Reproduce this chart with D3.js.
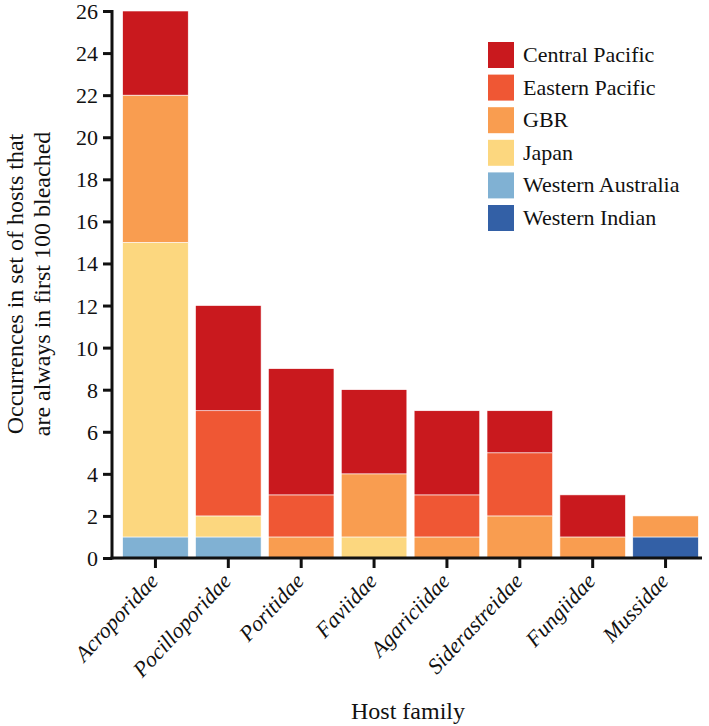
<!DOCTYPE html>
<html><head><meta charset="utf-8">
<script src="https://cdn.jsdelivr.net/npm/d3@7"></script>
</head><body style="margin:0;background:#fff"><svg id="c" width="709" height="726" style="display:block"></svg>
<script>
const families = ["Acroporidae","Pocilloporidae","Poritidae","Faviidae","Agariciidae","Siderastreidae","Fungiidae","Mussidae"];
const regions = ["Western Indian","Western Australia","Japan","GBR","Eastern Pacific","Central Pacific"];
const westernIndian    = [0,0,0,0,0,0,0,1];
const westernAustralia = [1,1,0,0,0,0,0,0];
const japan            = [14,1,0,1,0,0,0,0];
const gbr              = [7,0,1,3,1,2,1,1];
const easternPacific   = [0,5,2,0,2,3,0,0];
const centralPacific   = [4,5,6,4,4,2,2,0];
const yTicks = [0,2,4,6,8,10,12,14,16,18,20,22,24,26];
const colors = ["#3360A6","#80B1D3","#FCD77F","#F99D50","#EF5734","#C9191E"];

const seriesVals = [westernIndian,westernAustralia,japan,gbr,easternPacific,centralPacific];
const rows = families.map((f,i)=>{const o={family:f};regions.forEach((r,j)=>o[r]=seriesVals[j][i]);return o;});
const stack = d3.stack().keys(regions)(rows);

function serif(sel){ sel.attr("font-family","Liberation Serif").style("font-family",()=>`"Liberation Serif"`,"important"); return sel; }

const svg = d3.select("#c");
const x = d3.scaleBand().domain(families).range([119,702]).paddingInner(0.1).paddingOuter(0.05);
const y = d3.scaleLinear().domain([0,26]).range([558,11]);
const color = d3.scaleOrdinal().domain(regions).range(colors);

svg.append("g").selectAll("g").data(stack).join("g").attr("fill",d=>color(d.key))
  .selectAll("rect").data(d=>d.filter(s=>s[1]-s[0]>0)).join("rect")
  .attr("x",d=>x(d.data.family)).attr("width",x.bandwidth())
  .attr("y",d=>y(d[1])).attr("height",d=>y(d[0])-y(d[1]))
  .attr("stroke","#fff").attr("stroke-width",0.6);

const yAxis = svg.append("g").attr("transform","translate(112,0)")
  .call(d3.axisLeft(y).tickValues(yTicks).tickSize(9).tickPadding(5).tickSizeOuter(0));
serif(yAxis).attr("font-size",null);
yAxis.select(".domain").attr("stroke","#111").attr("stroke-width",3).attr("d","M0,"+(y(26)-1)+"V"+(y(0)+1.5));
yAxis.selectAll(".tick line").attr("stroke","#111").attr("stroke-width",3);
serif(yAxis.selectAll(".tick text")).style("font-size","22px").attr("fill","#111").attr("dy","0.34em");

const xAxis = svg.append("g").attr("transform","translate(0,558)")
  .call(d3.axisBottom(x).tickSize(10).tickSizeOuter(0));
serif(xAxis).attr("font-size",null);
xAxis.select(".domain").attr("stroke","#111").attr("stroke-width",3).attr("d","M110.5,0H702");
xAxis.selectAll(".tick line").attr("stroke","#111").attr("stroke-width",3);
serif(xAxis.selectAll(".tick text")).style("font-size","22px").style("font-style","italic").attr("fill","#111")
  .attr("text-anchor","end").attr("dy","0").attr("y",0)
  .attr("transform","translate(4,24) rotate(-47)");

serif(svg.append("text")).attr("x",408).attr("y",719).attr("text-anchor","middle").style("font-size","24px").attr("fill","#111").text("Host family");
const yt = serif(svg.append("text")).attr("transform","translate(23,284) rotate(-90)").attr("text-anchor","middle").style("font-size","24px").attr("fill","#111");
yt.append("tspan").attr("x",0).attr("dy",0).text("Occurrences in set of hosts that");
yt.append("tspan").attr("x",0).attr("dy",27).text("are always in first 100 bleached");

const legendKeys = regions.slice().reverse();
const lg = svg.append("g").attr("transform","translate(488,42)");
const li = lg.selectAll("g").data(legendKeys).join("g").attr("transform",(d,i)=>`translate(0,${i*32.6})`);
li.append("rect").attr("width",26).attr("height",26).attr("fill",d=>color(d));
serif(li.append("text")).attr("x",35).attr("y",20).style("font-size","22px").attr("fill","#111").text(d=>d);
</script></body></html>
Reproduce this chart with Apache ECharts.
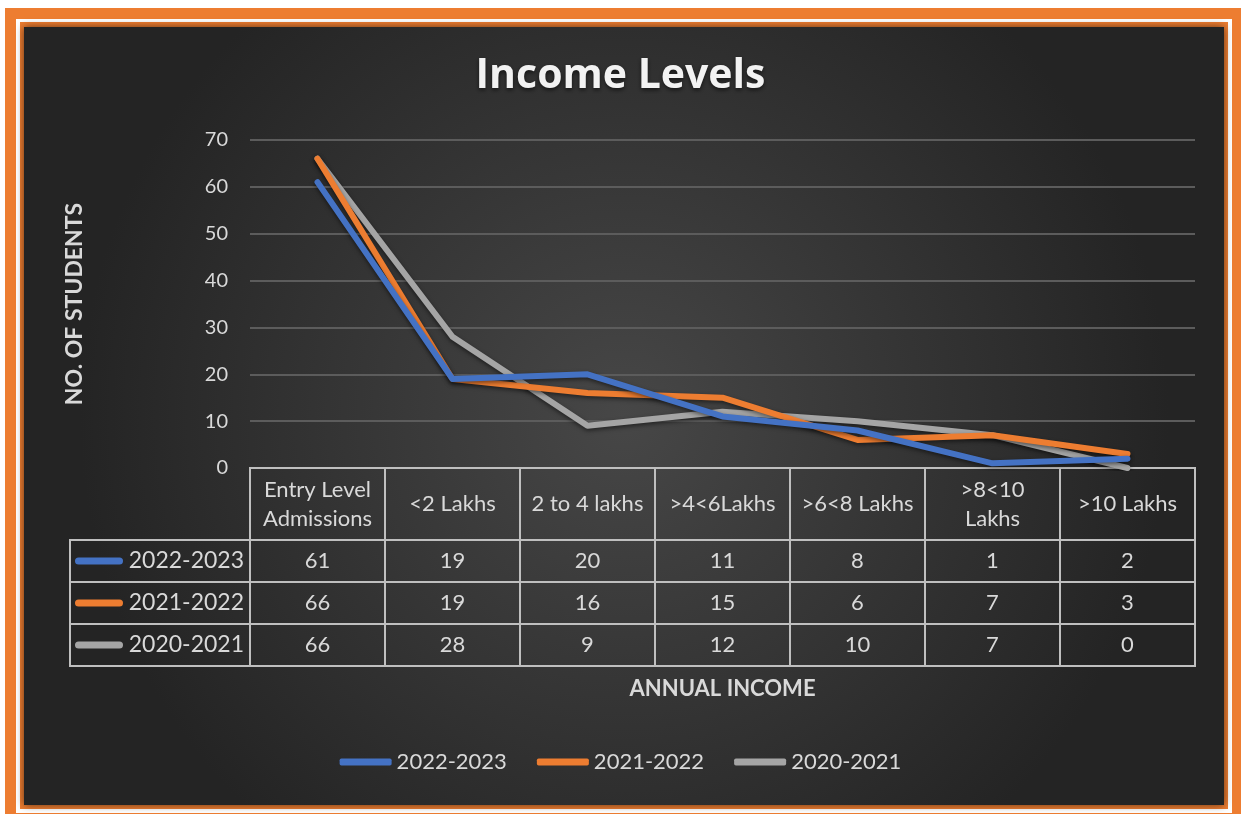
<!DOCTYPE html>
<html>
<head>
<meta charset="utf-8">
<script src="https://cdn.jsdelivr.net/npm/echarts@6/dist/echarts.min.js"></script>
<style>
  html, body { margin: 0; padding: 0; background: #fff; }
  #chart { width: 1241px; height: 814px; }
</style>
</head>
<body>
<div id="chart"></div>
<script>
// categories and the three years
var categories = ['Entry Level\nAdmissions', '<2 Lakhs', '2 to 4 lakhs', '>4<6Lakhs', '>6<8 Lakhs', '>8<10\nLakhs', '>10 Lakhs'];
var years = ['2022-2023', '2021-2022', '2020-2021'];
var data2022 = [61, 19, 20, 11, 8, 1, 2];
var data2021 = [66, 19, 16, 15, 6, 7, 3];
var data2020 = [66, 28, 9, 12, 10, 7, 0];
var colors = ['#4472C4', '#ED7D31', '#A5A5A5'];

var txt = '#d9d9d9';
var border = '#bfbfbf';
var font = 'Lato, "Open Sans", sans-serif';

// rows for the data table under the axis
var tableRows = categories.map(function (c, i) {
  return [i, data2022[i], data2021[i], data2020[i]];
});

function renderTable(params, api) {
  var i = api.value(0);
  var p = api.coord([i, 0]);
  var w = api.size([1, 0])[0];
  var x0 = p[0] - w / 2, y0 = p[1];
  var headH = 72, rowH = 42;
  var kids = [];
  kids.push({ type: 'rect', shape: { x: x0, y: y0, width: w, height: headH },
    style: { fill: 'none', stroke: border, lineWidth: 2 } });
  kids.push({ type: 'text', style: { text: categories[i], x: p[0], y: y0 + headH / 2,
    align: 'center', verticalAlign: 'middle', fill: txt, font: '22px ' + font, lineHeight: 29 } });
  for (var r = 0; r < 3; r++) {
    var y = y0 + headH + r * rowH;
    kids.push({ type: 'rect', shape: { x: x0, y: y, width: w, height: rowH },
      style: { fill: 'none', stroke: border, lineWidth: 2 } });
    kids.push({ type: 'text', style: { text: String(api.value(1 + r)), x: p[0], y: y + rowH / 2,
      align: 'center', verticalAlign: 'middle', fill: txt, font: '22px ' + font } });
    if (i === 0) {
      // legend key column on the left
      var lw = 180;
      kids.push({ type: 'rect', shape: { x: x0 - lw, y: y, width: lw, height: rowH },
        style: { fill: 'none', stroke: border, lineWidth: 2 } });
      kids.push({ type: 'rect', shape: { x: x0 - lw + 5, y: y + rowH / 2 - 3.5, width: 48, height: 7, r: 3.5 },
        style: { fill: colors[r] } });
      kids.push({ type: 'text', style: { text: years[r], x: x0 - 6, y: y + rowH / 2,
        align: 'right', verticalAlign: 'middle', fill: txt, font: '23px ' + font } });
    }
  }
  return { type: 'group', children: kids };
}

var lineStyle = { width: 6, cap: 'round', join: 'round', shadowBlur: 4, shadowColor: 'rgba(0,0,0,0.5)', shadowOffsetY: 2 };

var chart = echarts.init(document.getElementById('chart'));
chart.setOption({
  animation: false,
  backgroundColor: '#fff',
  graphic: [
    { type: 'rect', z: -10, shape: { x: 5, y: 8, width: 1260, height: 830 }, style: { fill: '#ED7D31' } },
    { type: 'rect', z: -10, shape: { x: 16, y: 19, width: 1216, height: 794 }, style: { fill: '#ffffff' } },
    { type: 'rect', z: -10, shape: { x: 20, y: 22, width: 1208, height: 787 }, style: { fill: '#ED7D31' } },
    { type: 'rect', z: -10, shape: { x: 24, y: 27, width: 1200, height: 778 },
      style: { fill: new echarts.graphic.RadialGradient(0.5, 0.5, 0.7, [
        { offset: 0, color: '#474747' }, { offset: 1, color: '#242424' }]),
        shadowBlur: 8, shadowColor: 'rgba(0,0,0,0.6)' } }
  ],
  title: {
    text: 'Income Levels',
    left: 'center', top: 51,
    textStyle: { color: '#f2f2f2', fontSize: 41, fontWeight: 'bold', fontFamily: '"Open Sans", Lato, sans-serif',
      textShadowColor: 'rgba(0,0,0,0.6)', textShadowBlur: 4, textShadowOffsetY: 2 }
  },
  legend: {
    data: years,
    bottom: 36, left: 'center',
    icon: 'roundRect', itemWidth: 52, itemHeight: 7, itemGap: 30,
    textStyle: { color: txt, fontSize: 22, fontFamily: font }
  },
  grid: { left: 250, right: 46, top: 140, bottom: 346 },
  xAxis: {
    type: 'category', data: categories, boundaryGap: true,
    axisLine: { show: false }, axisTick: { show: false }, axisLabel: { show: false },
    name: 'ANNUAL INCOME', nameLocation: 'middle', nameGap: 210,
    nameTextStyle: { color: txt, fontSize: 22, fontWeight: 'bold', fontFamily: font }
  },
  yAxis: {
    type: 'value', min: 0, max: 70, interval: 10,
    axisLine: { show: false }, axisTick: { show: false },
    axisLabel: { color: txt, fontSize: 20, fontFamily: font, margin: 22 },
    splitLine: { lineStyle: { color: '#5c5c5c', width: 2 } },
    name: 'NO. OF STUDENTS', nameLocation: 'middle', nameGap: 164, nameRotate: 90,
    nameTextStyle: { color: txt, fontSize: 23, fontWeight: 'bold', fontFamily: font }
  },
  series: [
    { name: years[0], type: 'line', data: data2022, showSymbol: false, color: colors[0], lineStyle: lineStyle, z: 4 },
    { name: years[1], type: 'line', data: data2021, showSymbol: false, color: colors[1], lineStyle: lineStyle, z: 3 },
    { name: years[2], type: 'line', data: data2020, showSymbol: false, color: colors[2], lineStyle: lineStyle, z: 2 },
    { name: 'table', type: 'custom', data: tableRows, renderItem: renderTable,
      encode: { x: 0, y: 1 }, silent: true, clip: false, z: 1 }
  ]
});
</script>
</body>
</html>
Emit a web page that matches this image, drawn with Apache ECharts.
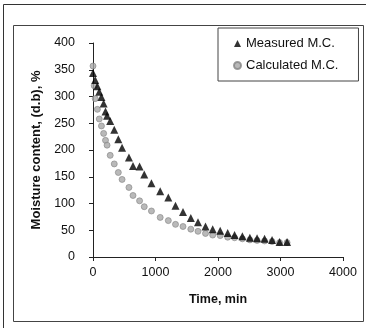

_WHAT NEEDS TO BE DONE_
Pick out every line with the string "Apache" and copy it.

_SOLVED EXERCISE_
Reproduce this chart with Apache ECharts.
Emit a web page that matches this image, drawn with Apache ECharts.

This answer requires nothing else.